Water Quality

A small waterfall cascades and splashes over moss covered rocks and logs
Fed by snow and glacial melt, water gives life to the forest.

NPS Photo

Rainfall That Matters

Water and air are necessities of life for people, other animals, and plants alike. The amount of water that falls in Olympic National Park is part of what makes it famous, as it provides life for some of the largest trees. The Hoh Rainforest gets an average of about 140 inches (3.55 meters) of precipitation each year. As that rain falls week to week, scientists are able to understand more of our atmosphere.

The National Atmospheric Deposition Program, or NADP, has been operating studies on the rainfall in the Hoh Rainforest since May 20, 1980! The data logs show trends throughout that time. The NADP tests a variety of sites across the US to compare water quality including the acidity, conductance, and salinity, as well as the presence of minerals such as calcium, magnesium, potassium, sulfates, nitrates, chloride, and ammonium.
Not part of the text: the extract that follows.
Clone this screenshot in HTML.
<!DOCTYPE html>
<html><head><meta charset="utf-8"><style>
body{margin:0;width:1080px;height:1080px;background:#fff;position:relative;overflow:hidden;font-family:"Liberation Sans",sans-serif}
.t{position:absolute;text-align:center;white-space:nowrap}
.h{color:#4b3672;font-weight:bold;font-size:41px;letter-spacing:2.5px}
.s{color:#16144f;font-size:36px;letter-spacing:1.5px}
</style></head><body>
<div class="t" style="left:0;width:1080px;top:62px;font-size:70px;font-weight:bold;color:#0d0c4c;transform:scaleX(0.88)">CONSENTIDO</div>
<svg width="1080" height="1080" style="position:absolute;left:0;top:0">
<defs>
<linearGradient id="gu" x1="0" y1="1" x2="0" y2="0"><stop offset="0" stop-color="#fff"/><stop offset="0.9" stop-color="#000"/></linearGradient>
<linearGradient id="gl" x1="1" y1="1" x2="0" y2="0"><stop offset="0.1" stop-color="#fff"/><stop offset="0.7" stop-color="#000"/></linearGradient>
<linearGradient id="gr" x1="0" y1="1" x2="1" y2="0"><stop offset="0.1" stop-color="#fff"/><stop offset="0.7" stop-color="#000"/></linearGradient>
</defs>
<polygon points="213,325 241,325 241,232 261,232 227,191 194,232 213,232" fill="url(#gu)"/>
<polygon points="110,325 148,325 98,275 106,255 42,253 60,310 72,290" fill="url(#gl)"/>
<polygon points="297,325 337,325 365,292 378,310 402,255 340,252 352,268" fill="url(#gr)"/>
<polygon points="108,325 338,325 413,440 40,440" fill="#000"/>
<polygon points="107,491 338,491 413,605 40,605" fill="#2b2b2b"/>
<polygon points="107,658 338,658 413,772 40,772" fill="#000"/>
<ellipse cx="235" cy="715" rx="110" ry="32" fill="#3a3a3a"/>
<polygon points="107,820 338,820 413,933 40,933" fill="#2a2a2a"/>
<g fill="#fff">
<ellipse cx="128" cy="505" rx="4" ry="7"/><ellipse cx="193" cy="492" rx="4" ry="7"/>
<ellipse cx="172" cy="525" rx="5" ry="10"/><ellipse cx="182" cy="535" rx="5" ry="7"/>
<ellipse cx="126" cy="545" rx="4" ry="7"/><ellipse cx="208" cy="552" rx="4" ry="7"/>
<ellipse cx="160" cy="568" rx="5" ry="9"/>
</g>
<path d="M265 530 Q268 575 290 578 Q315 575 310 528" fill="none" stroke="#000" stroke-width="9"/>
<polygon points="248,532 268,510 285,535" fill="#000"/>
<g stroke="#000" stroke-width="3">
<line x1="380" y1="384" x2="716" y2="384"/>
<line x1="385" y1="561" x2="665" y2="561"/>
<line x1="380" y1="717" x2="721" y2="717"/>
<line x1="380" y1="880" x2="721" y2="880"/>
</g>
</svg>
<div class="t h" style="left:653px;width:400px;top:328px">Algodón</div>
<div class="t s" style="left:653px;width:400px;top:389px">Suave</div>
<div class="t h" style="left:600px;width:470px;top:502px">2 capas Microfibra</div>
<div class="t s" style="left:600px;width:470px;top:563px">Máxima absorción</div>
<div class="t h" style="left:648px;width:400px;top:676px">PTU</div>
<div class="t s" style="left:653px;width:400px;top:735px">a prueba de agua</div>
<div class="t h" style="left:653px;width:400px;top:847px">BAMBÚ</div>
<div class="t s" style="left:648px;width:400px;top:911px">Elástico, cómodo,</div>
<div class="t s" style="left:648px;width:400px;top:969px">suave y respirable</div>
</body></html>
While some of these are naturally occuring and can be beneficial in rainwater, unnatural levels of these can be indicators of an imbalance in the atmosphere. For example, while rainwater is naturally slightly acidic, if the balance changes, acid rain can occur. This phenomenon can be detrimental to forests and waterways. Acid rain is a prime example of the consequences of pollution in the atmosphere.

The National Trends Network of NADP tests and compares over 250 locations! The Hoh Rainforest is such an important site due to the cleanliness of the rainfall. It acts as a control to compare other sites against. As most sites are, the Hoh monitoring site is a fantastic candidate due to its location. It is far from urban areas and point sources of pollution that could change data points.
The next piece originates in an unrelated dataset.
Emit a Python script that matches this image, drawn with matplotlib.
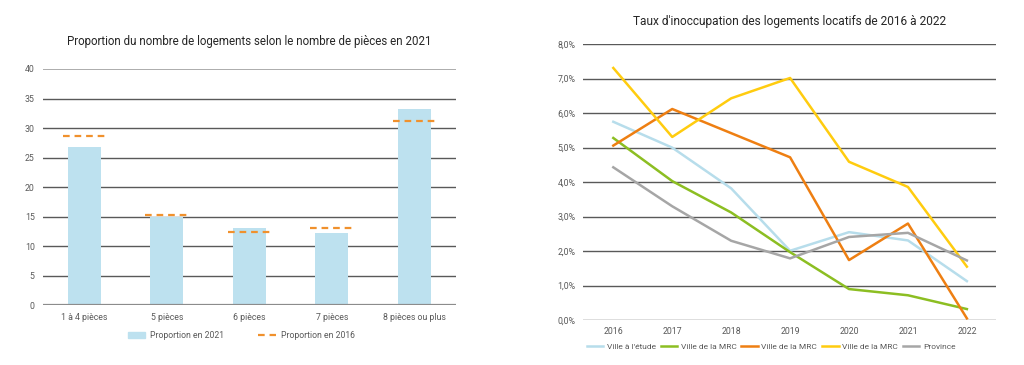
import matplotlib.pyplot as plt
from matplotlib.lines import Line2D
from matplotlib.patches import Patch
import numpy as np

plt.rcParams['font.family'] = ['Roboto', 'DejaVu Sans']

# Données - graphique de gauche
pieces = ["1 à 4 pièces", "5 pièces", "6 pièces", "7 pièces", "8 pièces ou plus"]
prop_2021 = [26.8, 15.0, 13.0, 12.3, 33.2]
prop_2016 = [28.6, 15.3, 12.4, 13.0, 31.2]

# Données - graphique de droite (taux d'inoccupation, %)
annees = ["2016", "2017", "2018", "2019", "2020", "2021", "2022"]
ville_etude = [5.75, 5.00, 3.82, 2.01, 2.55, 2.31, 1.13]
mrc_vert = [5.28, 4.03, 3.12, 1.97, 0.90, 0.72, 0.32]
mrc_orange = [5.06, 6.12, 5.42, 4.72, 1.74, 2.80, 0.05]
mrc_jaune = [7.31, 5.31, 6.43, 7.02, 4.59, 3.86, 1.55]
province = [4.43, 3.30, 2.30, 1.79, 2.41, 2.53, 1.73]

series = [
    ("Ville à l'étude", ville_etude, "#B7DDEB"),
    ("Ville de la MRC", mrc_vert, "#8CBE22"),
    ("Ville de la MRC", mrc_orange, "#EE7F12"),
    ("Ville de la MRC", mrc_jaune, "#FFCC0F"),
    ("Province", province, "#A6A6A6"),
]

txt = "#595959"
grid_c = "#595959"

fig = plt.figure(figsize=(10.24, 3.65), dpi=100)

# --- Graphique de gauche ---
ax1 = fig.add_axes([0.042, 0.164, 0.403, 0.647])
x = np.arange(len(pieces))
ax1.bar(x, prop_2021, width=0.4, color="#BDE1EF", zorder=2)
for xi, v in zip(x, prop_2016):
    ax1.plot([xi - 0.26, xi + 0.26], [v, v], color="#F0912D", lw=1.6,
             dashes=(3, 2.2), zorder=3)
ax1.set_xlim(-0.5, len(pieces) - 0.5)
ax1.set_ylim(0, 40)
ax1.set_yticks(range(0, 41, 5))
for yv in range(5, 40, 5):
    ax1.axhline(yv, color=grid_c, lw=1.0, zorder=1)
ax1.axhline(40, color="#A6A6A6", lw=1.3, zorder=1)
ax1.axhline(0, color="#8C8C8C", lw=1.6, zorder=4)
ax1.set_xticks(x)
ax1.set_xticklabels(pieces)
for s in ax1.spines.values():
    s.set_visible(False)
ax1.tick_params(length=0, labelsize=6.3, colors=txt, pad=6)
ax1.set_title("Proportion du nombre de logements selon le nombre de pièces en 2021",
              fontsize=8.3, color="#262626", pad=17)
handles1 = [Patch(color="#BDE1EF", label="Proportion en 2021"),
            Line2D([], [], color="#F0912D", lw=1.6, dashes=(3, 2.2),
                   label="Proportion en 2016")]
ax1.legend(handles=handles1, loc="upper center", bbox_to_anchor=(0.48, -0.075),
           ncol=2, frameon=False, fontsize=6.2, handlelength=2.0,
           handletextpad=0.6, columnspacing=4, labelcolor=txt)

# --- Graphique de droite ---
ax2 = fig.add_axes([0.569, 0.123, 0.404, 0.756])
xa = np.arange(len(annees))
for nom, vals, col in series:
    ax2.plot(xa, vals, color=col, lw=1.8, label=nom, zorder=3)
ax2.set_xlim(-0.52, len(annees) - 0.5)
ax2.set_ylim(0, 8)
ax2.set_yticks(range(0, 9))
ax2.set_yticklabels([f"{v},0%" for v in range(0, 9)])
for yv in range(0, 9):
    ax2.axhline(yv, color=grid_c, lw=1.0, zorder=1)
ax2.set_xticks(xa)
ax2.set_xticklabels(annees)
for s in ax2.spines.values():
    s.set_visible(False)
ax2.tick_params(length=0, labelsize=6.3, colors=txt, pad=5)
ax2.set_title("Taux d'inoccupation des logements locatifs de 2016 à 2022",
              fontsize=8.6, color="#262626", pad=14)
ax2.legend(loc="upper center", bbox_to_anchor=(0.455, -0.055), ncol=5,
           frameon=False, fontsize=6.0, handlelength=2.0, handletextpad=0.4,
           columnspacing=0.6, labelcolor=txt)

plt.savefig("out.png", dpi=100)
The collection system is automated to assure quality and the collector is only opened when it becomes wet. The samples are collected weekly on Tuesday mornings by park staff and shipped out to be analyzed. Then, certified cleaned recepticles are redistributed for the next week's data.
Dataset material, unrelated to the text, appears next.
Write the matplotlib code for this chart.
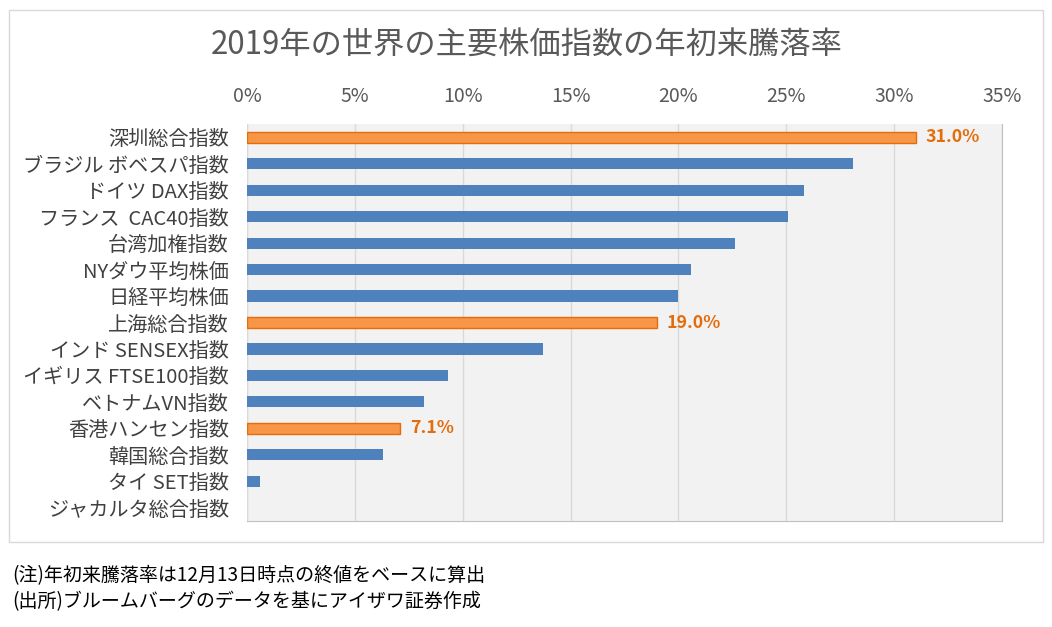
import matplotlib.pyplot as plt
from matplotlib.patches import Rectangle

plt.rcParams['font.family'] = ['Noto Sans CJK JP', 'DejaVu Sans']

# データ(年初来騰落率, %)
indices = [
    "深圳総合指数", "ブラジル ボベスパ指数", "ドイツ DAX指数", "フランス  CAC40指数",
    "台湾加権指数", "NYダウ平均株価", "日経平均株価", "上海総合指数",
    "インド SENSEX指数", "イギリス FTSE100指数", "ベトナムVN指数", "香港ハンセン指数",
    "韓国総合指数", "タイ SET指数", "ジャカルタ総合指数",
]
changes = [31.0, 28.1, 25.8, 25.1, 22.6, 20.6, 20.0, 19.0,
           13.7, 9.3, 8.2, 7.1, 6.3, 0.6, 0.0]
highlight = ["深圳総合指数", "上海総合指数", "香港ハンセン指数"]
xticks = [0, 5, 10, 15, 20, 25, 30, 35]

title = "2019年の世界の主要株価指数の年初来騰落率"
notes = ["(注)年初来騰落率は12月13日時点の終値をベースに算出",
         "(出所)ブルームバーグのデータを基にアイザワ証券作成"]

W, H = 1052, 627
fig = plt.figure(figsize=(W / 100, H / 100), dpi=100)

# 外枠
fig.patches.append(Rectangle((9 / W, 1 - 542 / H), 1034 / W, 532 / H,
                             transform=fig.transFigure, fill=False,
                             edgecolor="#d9d9d9", linewidth=1))

ax = fig.add_axes([247 / W, 1 - 521 / H, 755 / W, 397 / H])
ax.set_facecolor("#f2f2f2")

ypos = list(range(len(indices)))
for y, name, v in zip(ypos, indices, changes):
    if name in highlight:
        ax.barh(y, v, height=0.42, color="#f79646", edgecolor="#e46c0a", linewidth=1, zorder=3)
        ax.text(v + 0.45, y, f"{v:.1f}%", va="center", ha="left", fontsize=12.8,
                fontweight="bold", color="#e46c0a", zorder=4)
    else:
        ax.barh(y, v, height=0.42, color="#4f81bd", zorder=3)

ax.set_ylim(len(indices) - 0.5, -0.5)
ax.set_yticks(ypos)
ax.set_yticklabels(indices, fontsize=14.5, color="#404040")
ax.set_xlim(0, 35)
ax.set_xticks(xticks)
ax.set_xticklabels([f"{t}%" for t in xticks], fontsize=14, color="#595959")
ax.xaxis.tick_top()
ax.tick_params(axis="x", length=0, pad=12)
ax.tick_params(axis="y", length=0, pad=13)
ax.grid(axis="x", color="#d9d9d9", linewidth=1, zorder=0)
ax.set_axisbelow(True)
for s in ["top", "left"]:
    ax.spines[s].set_visible(False)
for s in ["right", "bottom"]:
    ax.spines[s].set_color("#bfbfbf")
ax.axvline(0, color="#d9d9d9", linewidth=1, zorder=2)

fig.text(527 / W, 1 - 46 / H, title, ha="center", va="center", fontsize=22.5, color="#595959")
fig.text(12 / W, 1 - 576 / H, notes[0], ha="left", va="center", fontsize=13.7, color="black")
fig.text(12 / W, 1 - 602 / H, notes[1], ha="left", va="center", fontsize=13.7, color="black")

fig.savefig("out.png", dpi=100)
Studies such as this allow scientists a closer look at the health of our atmosphere. Acid rain and unnatural pollutants found in rainwater are indicators of potentially poor air quality. Being able to understand the pollution in our rainfall is a primary step on the path to protecting our natural areas.
The Hurricane Ridge Visitor Center stands in contrast to the purely snow covered slope it stands on. In the background, a view of the Olympic Mountain Range rises through low-hanging, grey clouds.
Winter snowpack not only provides vital environmental health to the park, but also recreation for visitors.

NPS Photo

The Impact of Snowpack

Snow in the Olympic mountains can been seen all year long. It is important to note in order to be prepared, as snow can lead to more dangerous recreation and road closures. The testing of snowpack helps to give the most up-to-date information on weather conditions, avalanche conditions, road conditions, trail conditions and what to expect during a visit on any given day! The snowfall also tells a story of the year to year and season to season changes.

This story is montiored by scientists through in-person studies and SNOTEL (Remote Snow Telemetry) equipment. There are four SNOTEL monitoring sites on the Olympic Peninsula. They were installed in 1990, 1999, 2000, and 2008.

To understand daily conditions as well as trends through the snow season, this equipment tests a number of factors in the snowpack. Snowpack is the hardened, or packed, snow that has accumulated throughout a season. Looking within these snowpacks is like reading the rings of a tree. Each snowdrift tells the amount of snow that fell on any given day, how wet or dry the snow was, and how much it started to melt after falling.

The daily testing consists of learning the total volume of water in a certain snowpack, the total amount of precipitation over a period of time, and the total snow depth in hourly updates and daily summaries. The day to day changes highlight the gain/loss for snow depth, snow water, and precipitation. This is vital information to be able to recreate safely and responsibly. For example, wetter, heavier snow, along with periods of melts and freezes, can cause weak points in the snow along slopes which can greatly increase the risk of avalanches.

These daily changes can be compared to previous years to track differing trends. The ability to track these trends over time sheds light on the impacts of climate change in Olympic, particularly on the snowfall and glaciers. It can even give a projection for the future climate and weather patterns anticipated for the area.

As we continue to monitor the snowpack in Olympic, we stay prepared for the changes in weather and climate. As visitors hike, snowshoe, and ski over the fresh-fallen flakes, the science of the snow pack builds below and a deeper understanding builds in our minds.